Inception Early Reviews Are Raves

After the breach of the preset review embargo by Rolling Stone’s Peter Travers, who was allowed to run early in print but not online–Warner Bros. took a different approach to opening the gates to coverage of the much-anticipated Inception. In a sign that studios are ceding ground to online sites over the traditional trades, on Monday afternoon, the trades shared the same embargo with key fan sites and Oscar bloggers. The junket press saw the film in L.A. last weekend; I saw it with the trades and Oscar bloggers on Friday (and posted my review at exactly 3 PM Pacific).

Here’s a sample of the early reviews:

Variety (which sent out its alert at a leisurely pace, at 3:25 PM):

If movies are shared dreams, then Christopher Nolan is surely one of Hollywood’s most inventive dreamers, given the evidence of his commandingly clever “Inception.” Applying a vivid sense of procedural detail to a fiendishly intricate yarn set in the labyrinth of the subconscious, the writer-director has devised a heist thriller for surrealists, a Jungian’s “Rififi,” that challenges viewers to sift through multiple layers of (un)reality. As such, it’s a conceptual tour de force unlikely to rank with Batman at the B.O., though post-“Dark Knight” anticipation and Leonardo DiCaprio should still position it as one of the summer’s hottest, classiest tickets.

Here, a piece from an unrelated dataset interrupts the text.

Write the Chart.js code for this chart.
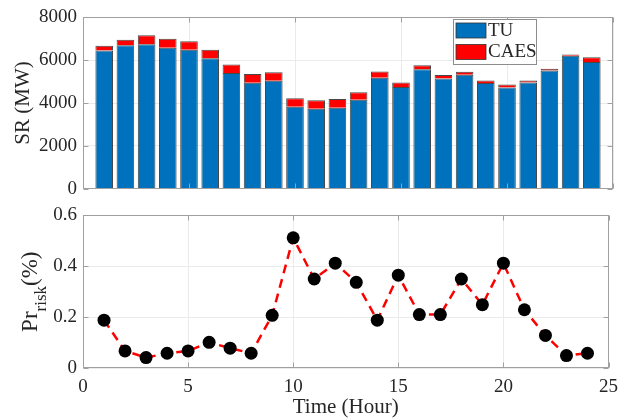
<!DOCTYPE html>
<html><head><meta charset="utf-8">
<script src="https://cdn.jsdelivr.net/npm/chart.js@4/dist/chart.umd.min.js"></script>
<style>
html,body{margin:0;padding:0;background:#fff;width:626px;height:418px;overflow:hidden}
#top{position:absolute;left:0;top:0}
#bot{position:absolute;left:0;top:198px}
</style></head>
<body>
<canvas id="bot" width="626" height="222"></canvas>
<canvas id="top" width="626" height="206"></canvas>
<script>
// ---- data ----
const hours = [1,2,3,4,5,6,7,8,9,10,11,12,13,14,15,16,17,18,19,20,21,22,23,24];
const tuMW = [6450,6700,6750,6580,6490,6090,5400,4950,5040,3820,3730,3780,4150,5180,4750,5580,5150,5320,4930,4730,4960,5520,6210,5920];
const caesMW = [230,260,420,420,400,400,400,400,400,400,400,410,350,290,210,185,155,140,125,140,95,77,62,215];
const riskPct = [0.188,0.067,0.041,0.058,0.067,0.101,0.078,0.058,0.207,0.512,0.350,0.412,0.337,0.188,0.365,0.210,0.210,0.350,0.249,0.412,0.229,0.128,0.049,0.058];
const srTicks = [0,2000,4000,6000,8000];
const riskTicks = [0,0.2,0.4,0.6];
const timeTicks = [0,5,10,15,20,25];
const seriesNames = ['TU','CAES'];

// ---- style ----
const FONT = "'Liberation Serif','Times New Roman',serif";
const TXT = '#262626';
const GRID = '#ebebeb';
const BOX = '#a0a0a0';

const boxPlugin = {
  id: 'box',
  afterDraw(chart) {
    const {ctx, chartArea: a} = chart;
    ctx.save();
    ctx.strokeStyle = BOX; ctx.lineWidth = 1;
    const L = Math.round(a.left) + 0.5, T = Math.round(a.top) + 0.5;
    const R = Math.round(a.right) - 0.5, B = Math.round(a.bottom) - 0.5;
    ctx.strokeRect(L, T, R - L, B - T);
    const tl = 5;
    ctx.beginPath();
    const xs = chart.scales.x, ys = chart.scales.y;
    xs.ticks.forEach(t => {
      const p = Math.round(xs.getPixelForValue(t.value)) + 0.5;
      ctx.moveTo(p, B); ctx.lineTo(p, B - tl);
      ctx.moveTo(p, T); ctx.lineTo(p, T + tl);
    });
    ys.ticks.forEach(t => {
      const p = Math.round(ys.getPixelForValue(t.value)) + 0.5;
      ctx.moveTo(L, p); ctx.lineTo(L + tl, p);
      ctx.moveTo(R, p); ctx.lineTo(R - tl, p);
    });
    ctx.stroke();
    ctx.restore();
  }
};

const legendPlugin = {
  id: 'boxLegend',
  afterDraw(chart) {
    const ctx = chart.ctx;
    const x0 = 453, y0 = 19, w = 83, h = 45;
    ctx.save();
    ctx.fillStyle = '#fff';
    ctx.fillRect(x0, y0, w, h);
    ctx.strokeStyle = '#8c8c8c'; ctx.lineWidth = 1;
    ctx.strokeRect(x0 + 0.5, y0 + 0.5, w, h);
    ctx.font = "19px " + FONT;
    ctx.textBaseline = 'middle';
    chart.data.datasets.forEach((ds, i) => {
      const sy = y0 + 4 + i * 21.5;
      ctx.fillStyle = ds.backgroundColor;
      ctx.fillRect(x0 + 3, sy, 30, 15);
      ctx.strokeStyle = '#333'; ctx.lineWidth = 0.8;
      ctx.strokeRect(x0 + 3, sy, 30, 15);
      ctx.fillStyle = TXT;
      ctx.fillText(ds.label, x0 + 35, sy + 8);
    });
    ctx.restore();
  }
};

const yTitlePlugin = {
  id: 'riskTitle',
  afterDraw(chart) {
    const ctx = chart.ctx, a = chart.chartArea;
    const big = "23px " + FONT, small = "17px " + FONT;
    ctx.save();
    ctx.font = big; const w1 = ctx.measureText('Pr').width; const w3 = ctx.measureText('(%)').width;
    ctx.font = small; const w2 = ctx.measureText('risk').width;
    const total = w1 + w2 + w3;
    const cy = (a.top + a.bottom) / 2;
    const baseX = 37;
    ctx.translate(baseX, cy);
    ctx.rotate(-Math.PI / 2);
    ctx.fillStyle = TXT;
    ctx.textBaseline = 'alphabetic';
    let x = -total / 2;
    ctx.font = big; ctx.fillText('Pr', x, 0); x += w1;
    ctx.font = small; ctx.fillText('risk', x, 9); x += w2;
    ctx.font = big; ctx.fillText('(%)', x, 0);
    ctx.restore();
  }
};

const commonTicks = {font: {family: FONT, size: 19}, color: TXT};

// ---- top chart ----
new Chart(document.getElementById('top'), {
  type: 'bar',
  data: {
    datasets: [
      {label: seriesNames[0], data: hours.map((h, i) => ({x: h, y: tuMW[i]})),
       backgroundColor: '#0072BD', borderColor: 'rgba(40,40,40,0.85)', borderWidth: 1,
       barPercentage: 1, categoryPercentage: 0.83},
      {label: seriesNames[1], data: hours.map((h, i) => ({x: h, y: caesMW[i]})),
       backgroundColor: '#FF0000', borderColor: 'rgba(40,40,40,0.85)', borderWidth: 1,
       barPercentage: 1, categoryPercentage: 0.83}
    ]
  },
  options: {
    responsive: false, animation: false, devicePixelRatio: 1,
    layout: {padding: {top: 15, right: 13, left: 0, bottom: 0}},
    plugins: {legend: {display: false}, tooltip: {enabled: false}},
    scales: {
      x: {type: 'linear', min: timeTicks[0], max: timeTicks[timeTicks.length - 1], stacked: true, offset: false,
          ticks: {display: false, stepSize: 5},
          grid: {color: GRID, drawTicks: false, offset: false}, border: {display: false},
          afterFit: s => { s.height = 12; }},
      y: {min: srTicks[0], max: srTicks[srTicks.length - 1], stacked: true,
          ticks: {...commonTicks, stepSize: 2000, padding: 6, callback: v => String(v)},
          grid: {color: GRID, drawTicks: false}, border: {display: false},
          title: {display: true, text: 'SR (MW)', font: {family: FONT, size: 21, lineHeight: 1}, color: TXT, padding: {top: 13, bottom: 0}},
          afterFit: s => { s.width = 83; }}
    }
  },
  plugins: [boxPlugin, legendPlugin]
});

// ---- bottom chart ----
new Chart(document.getElementById('bot'), {
  type: 'line',
  data: {
    datasets: [{
      label: 'Pr_risk', data: hours.map((h, i) => ({x: h, y: riskPct[i]})),
      borderColor: '#FF0000', borderWidth: 2.5, borderDash: [9, 6], tension: 0, fill: false,
      pointRadius: 6.5, pointBackgroundColor: '#000', pointBorderColor: '#000', pointBorderWidth: 0
    }]
  },
  options: {
    responsive: false, animation: false, devicePixelRatio: 1,
    layout: {padding: {top: 12, right: 13, left: 0, bottom: 0}},
    plugins: {legend: {display: false}, tooltip: {enabled: false}},
    scales: {
      x: {type: 'linear', min: timeTicks[0], max: timeTicks[timeTicks.length - 1],
          ticks: {...commonTicks, stepSize: 5, padding: 8, maxRotation: 0},
          grid: {color: GRID, drawTicks: false}, border: {display: false},
          title: {display: true, text: 'Time (Hour)', font: {family: FONT, size: 21, lineHeight: 1}, color: TXT, padding: {top: 0, bottom: 2}},
          afterFit: s => { s.height = 52; }},
      y: {min: riskTicks[0], max: riskTicks[riskTicks.length - 1],
          ticks: {...commonTicks, stepSize: 0.2, padding: 6},
          grid: {color: GRID, drawTicks: false}, border: {display: false},
          afterFit: s => { s.width = 83; }}
    }
  },
  plugins: [boxPlugin, yTitlePlugin]
});
</script>
</body></html>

Oscar blogger Steve Pond answers burning questions at The Wrap:

Is it the first great movie of the summer?
No. “Toy Story 3” is. But “Inception” is probably the second great movie of the summer.

Understand, a single viewing is hardly enough to come to terms with the film, which stars Leonardo DiCaprio, Joseph Gordon-Levitt, Ellen Page and Tom Hardy as a crack team that invades Cillian Murphy’s dreams and find unimaginable perils in the subconscious. But that first viewing is enough to realize that “Inception” is a dense, stylish, thorny, dazzling film that delivers as a thrill ride but gives viewers lots to chew on and puzzle through.

Here’s Kris Tapley: we’ll talk Inception on our podcast Friday:

In reviewing 2008’s “The Dark Knight,” I wrote that director Christopher Nolan “has made a brief career of exploring characters built upon their somber, in some instances twisted pasts, however distant or immediate.” The theme continues with “Inception,” a film like nothing you have ever seen before that plays out like a two-hour therapy session, wrapped in the accoutrement of a heist film and bathed in the panache of an entirely immersive cinematic experience

.

Empire gives the movie five stars:

In terms of scale and style it is, as Nolan intended, comparable to Bond’s best excursions — yet filtered through a brain-frying, subconscious-spelunking, time-dilating structure that boldly frames action sequences around each other. So we get an explosive Arctic mountain vault-storming within a zero-gravity scramble within a vehicle-crunching chase. In effect, the set-pieces are simultaneous. Which is insane, but brilliant as, while he at times boggles through the necessarily complex editing, Nolan never corrupts his multiverse’s internal logic.

“The Hollywood Reporter raves:

Bottom Line: A devilishly complicated, fiendishly enjoyable sci-fi voyage across a dreamscape that is thoroughly compelling. In a summer of remakes, reboots and sequels comes “Inception,” easily the most original movie idea in ages.

And Jeff Wells rounds up some other reviews as well, under the heading “they all gushed.” Guilty as charged.